___ Material ___
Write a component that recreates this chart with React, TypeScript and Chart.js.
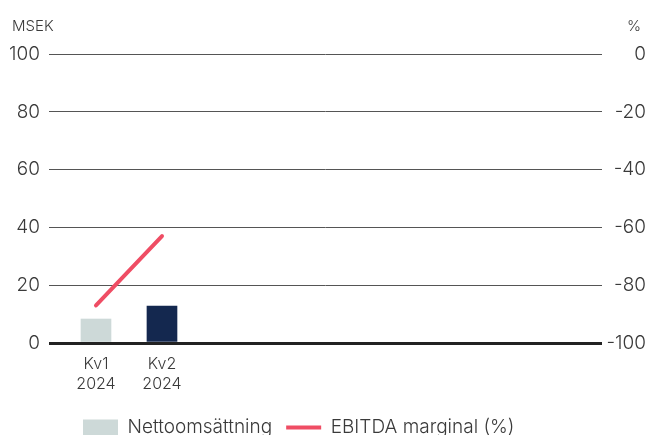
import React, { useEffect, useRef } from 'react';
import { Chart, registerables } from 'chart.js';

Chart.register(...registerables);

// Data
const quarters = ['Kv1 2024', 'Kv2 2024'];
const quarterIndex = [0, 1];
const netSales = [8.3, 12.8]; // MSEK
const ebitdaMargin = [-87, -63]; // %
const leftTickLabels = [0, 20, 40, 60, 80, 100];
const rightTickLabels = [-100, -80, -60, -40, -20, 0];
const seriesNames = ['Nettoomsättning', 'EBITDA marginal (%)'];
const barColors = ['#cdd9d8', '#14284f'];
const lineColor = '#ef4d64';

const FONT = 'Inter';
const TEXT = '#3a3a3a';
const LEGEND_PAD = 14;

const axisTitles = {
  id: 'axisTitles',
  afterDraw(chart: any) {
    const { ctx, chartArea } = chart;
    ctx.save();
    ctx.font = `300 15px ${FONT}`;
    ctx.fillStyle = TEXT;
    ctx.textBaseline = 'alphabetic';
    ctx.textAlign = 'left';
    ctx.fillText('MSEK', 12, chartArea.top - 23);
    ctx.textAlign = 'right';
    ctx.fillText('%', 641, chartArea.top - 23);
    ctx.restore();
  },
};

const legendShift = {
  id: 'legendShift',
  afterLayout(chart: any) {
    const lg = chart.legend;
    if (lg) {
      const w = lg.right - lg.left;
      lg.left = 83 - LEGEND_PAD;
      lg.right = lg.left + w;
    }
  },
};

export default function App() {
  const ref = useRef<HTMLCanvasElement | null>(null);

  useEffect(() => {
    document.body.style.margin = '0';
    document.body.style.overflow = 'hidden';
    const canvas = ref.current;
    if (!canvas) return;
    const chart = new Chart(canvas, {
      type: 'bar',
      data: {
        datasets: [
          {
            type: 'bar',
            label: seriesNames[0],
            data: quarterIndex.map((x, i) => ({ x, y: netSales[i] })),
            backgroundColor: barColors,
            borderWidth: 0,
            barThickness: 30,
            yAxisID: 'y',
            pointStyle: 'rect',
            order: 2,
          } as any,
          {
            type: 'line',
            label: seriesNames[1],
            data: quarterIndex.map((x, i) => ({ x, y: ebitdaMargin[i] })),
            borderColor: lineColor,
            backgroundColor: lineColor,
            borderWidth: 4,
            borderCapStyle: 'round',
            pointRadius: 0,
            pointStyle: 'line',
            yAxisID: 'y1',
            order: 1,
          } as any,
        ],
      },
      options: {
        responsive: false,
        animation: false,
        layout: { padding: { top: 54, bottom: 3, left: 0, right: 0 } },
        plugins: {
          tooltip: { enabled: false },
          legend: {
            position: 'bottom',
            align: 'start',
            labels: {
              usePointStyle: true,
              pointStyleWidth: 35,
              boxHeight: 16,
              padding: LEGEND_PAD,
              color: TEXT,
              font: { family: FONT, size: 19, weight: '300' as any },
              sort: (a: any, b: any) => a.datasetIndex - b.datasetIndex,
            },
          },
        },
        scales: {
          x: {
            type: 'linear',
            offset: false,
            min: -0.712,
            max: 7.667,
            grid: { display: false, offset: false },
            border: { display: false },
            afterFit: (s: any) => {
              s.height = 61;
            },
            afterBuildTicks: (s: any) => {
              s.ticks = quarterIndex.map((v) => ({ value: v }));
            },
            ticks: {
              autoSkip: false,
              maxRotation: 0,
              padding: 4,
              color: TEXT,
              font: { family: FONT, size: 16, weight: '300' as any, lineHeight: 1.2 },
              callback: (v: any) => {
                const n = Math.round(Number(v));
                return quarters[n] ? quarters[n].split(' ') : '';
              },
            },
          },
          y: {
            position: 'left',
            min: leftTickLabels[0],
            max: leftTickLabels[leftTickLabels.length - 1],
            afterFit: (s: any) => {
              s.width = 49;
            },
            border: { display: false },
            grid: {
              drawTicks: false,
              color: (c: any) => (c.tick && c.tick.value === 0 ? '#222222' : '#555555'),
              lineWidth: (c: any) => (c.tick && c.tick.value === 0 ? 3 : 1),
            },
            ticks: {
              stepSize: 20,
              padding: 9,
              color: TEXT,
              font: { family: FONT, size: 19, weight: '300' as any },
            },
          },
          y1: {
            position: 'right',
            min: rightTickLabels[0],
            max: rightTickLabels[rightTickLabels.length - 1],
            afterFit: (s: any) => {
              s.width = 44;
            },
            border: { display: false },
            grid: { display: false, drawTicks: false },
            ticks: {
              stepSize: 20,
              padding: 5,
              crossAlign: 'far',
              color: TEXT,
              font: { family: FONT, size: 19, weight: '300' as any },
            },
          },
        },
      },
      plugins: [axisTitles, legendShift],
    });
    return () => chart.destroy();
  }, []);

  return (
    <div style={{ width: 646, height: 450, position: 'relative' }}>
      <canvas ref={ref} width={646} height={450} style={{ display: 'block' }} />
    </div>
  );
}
___
• _Task prompt_
Set down again, exactly, the lines of the material above from its first line to the one with "Chart.register(...registerables);", inclusive. Leave the pictures out.

• _Correct result_
Write a component that recreates this chart with React, TypeScript and Chart.js.
import React, { useEffect, useRef } from 'react';
import { Chart, registerables } from 'chart.js';

Chart.register(...registerables);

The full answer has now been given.